Dans cette fièvre des esprits, l’étonnante histoire du Syndicat ne fut pas mise en doute.

La légende s’était lentement développée depuis le procès de 1894. Maintenant, le Syndicat sort de l’ombre protectrice où, seuls jusqu’alors, quelques yeux clairvoyants l’ont aperçu, et il devient une chose énorme, formidable.

Les juifs français, depuis la Révolution et devant la loi, sont des citoyens comme leurs autres compatriotes, catholiques ou protestants, soumis aux mêmes devoirs et investis des mêmes droits. Or, l’antisémitisme a imaginé de les représenter comme une nation dans la nation, formant un bloc, financiers et artisans, ouvriers manuels et ouvriers de la pensée, une vaste société secrète, sans patrie, avec des ramifications mystérieuses dans tous les pays du monde.

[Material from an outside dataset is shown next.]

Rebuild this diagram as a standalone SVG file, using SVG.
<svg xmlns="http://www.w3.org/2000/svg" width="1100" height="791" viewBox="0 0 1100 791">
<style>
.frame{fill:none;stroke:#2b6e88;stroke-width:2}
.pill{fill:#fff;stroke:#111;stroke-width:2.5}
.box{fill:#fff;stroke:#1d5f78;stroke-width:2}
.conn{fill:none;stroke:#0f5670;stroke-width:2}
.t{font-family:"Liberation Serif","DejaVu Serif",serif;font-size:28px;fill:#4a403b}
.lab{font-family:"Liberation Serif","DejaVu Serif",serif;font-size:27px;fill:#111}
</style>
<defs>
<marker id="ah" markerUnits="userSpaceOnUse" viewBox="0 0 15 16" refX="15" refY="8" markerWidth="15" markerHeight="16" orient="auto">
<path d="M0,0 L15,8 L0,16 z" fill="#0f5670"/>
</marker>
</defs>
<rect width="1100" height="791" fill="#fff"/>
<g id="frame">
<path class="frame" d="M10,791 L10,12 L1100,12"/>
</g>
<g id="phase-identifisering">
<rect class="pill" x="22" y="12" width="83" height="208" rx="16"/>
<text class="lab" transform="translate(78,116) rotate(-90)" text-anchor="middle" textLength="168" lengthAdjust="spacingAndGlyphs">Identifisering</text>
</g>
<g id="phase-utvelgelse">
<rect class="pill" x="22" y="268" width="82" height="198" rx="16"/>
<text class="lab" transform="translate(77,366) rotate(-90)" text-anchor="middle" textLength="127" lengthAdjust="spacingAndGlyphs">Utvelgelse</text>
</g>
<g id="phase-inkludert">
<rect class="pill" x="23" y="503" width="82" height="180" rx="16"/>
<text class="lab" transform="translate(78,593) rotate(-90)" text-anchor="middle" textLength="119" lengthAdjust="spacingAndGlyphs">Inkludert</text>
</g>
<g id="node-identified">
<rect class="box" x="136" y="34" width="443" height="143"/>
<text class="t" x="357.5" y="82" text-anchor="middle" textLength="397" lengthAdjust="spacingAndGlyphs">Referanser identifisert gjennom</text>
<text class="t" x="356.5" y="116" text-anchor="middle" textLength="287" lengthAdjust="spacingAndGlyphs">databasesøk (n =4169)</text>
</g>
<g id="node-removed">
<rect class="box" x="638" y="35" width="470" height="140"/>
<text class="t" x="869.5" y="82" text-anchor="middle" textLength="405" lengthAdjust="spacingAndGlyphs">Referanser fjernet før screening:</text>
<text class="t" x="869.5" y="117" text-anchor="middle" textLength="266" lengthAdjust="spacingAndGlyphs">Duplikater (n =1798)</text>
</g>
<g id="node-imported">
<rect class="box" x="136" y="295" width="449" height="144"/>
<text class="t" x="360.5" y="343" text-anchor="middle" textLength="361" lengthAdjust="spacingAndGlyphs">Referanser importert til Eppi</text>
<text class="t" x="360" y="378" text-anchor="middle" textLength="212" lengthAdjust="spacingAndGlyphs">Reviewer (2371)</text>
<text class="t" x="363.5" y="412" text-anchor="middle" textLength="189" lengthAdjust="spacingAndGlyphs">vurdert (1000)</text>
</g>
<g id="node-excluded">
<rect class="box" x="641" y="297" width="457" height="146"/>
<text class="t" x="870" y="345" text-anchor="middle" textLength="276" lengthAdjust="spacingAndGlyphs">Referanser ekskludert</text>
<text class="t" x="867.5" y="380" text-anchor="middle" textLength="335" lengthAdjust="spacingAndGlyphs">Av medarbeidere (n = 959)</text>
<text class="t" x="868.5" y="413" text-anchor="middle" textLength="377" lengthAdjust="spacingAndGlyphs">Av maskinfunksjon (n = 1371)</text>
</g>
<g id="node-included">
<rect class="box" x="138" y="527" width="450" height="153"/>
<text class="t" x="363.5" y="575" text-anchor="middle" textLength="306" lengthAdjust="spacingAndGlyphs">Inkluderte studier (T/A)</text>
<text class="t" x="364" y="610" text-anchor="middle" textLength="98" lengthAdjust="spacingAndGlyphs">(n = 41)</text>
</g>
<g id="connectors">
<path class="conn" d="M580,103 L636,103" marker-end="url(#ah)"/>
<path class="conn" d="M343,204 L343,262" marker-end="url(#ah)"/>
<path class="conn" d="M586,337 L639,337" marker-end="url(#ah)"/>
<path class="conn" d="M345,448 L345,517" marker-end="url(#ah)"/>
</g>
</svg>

Ici, déjà, on reconnaît l’inspiration jésuitique. Une telle société, il n’y en eut jamais, même dans l’Orient musulman ; et une seule, publiquement, a nourri cette ambition : « Dicter ses volontés dans tous les royaumes et n’obéir à aucun roi sur la Terre[1]. »

Donc, les juifs, « qui, en tous pays, font profession d’être une race à part[2] », n’ont jamais accepté la condamnation de Dreyfus. Et, du premier jour, ils ont voulu sauver Judas, ce qui implique qu’ils se solida-

  1. La Chalotais. Constitutions des Jésuites. 335.
  2. Libre Parole du 18 novembre 1897.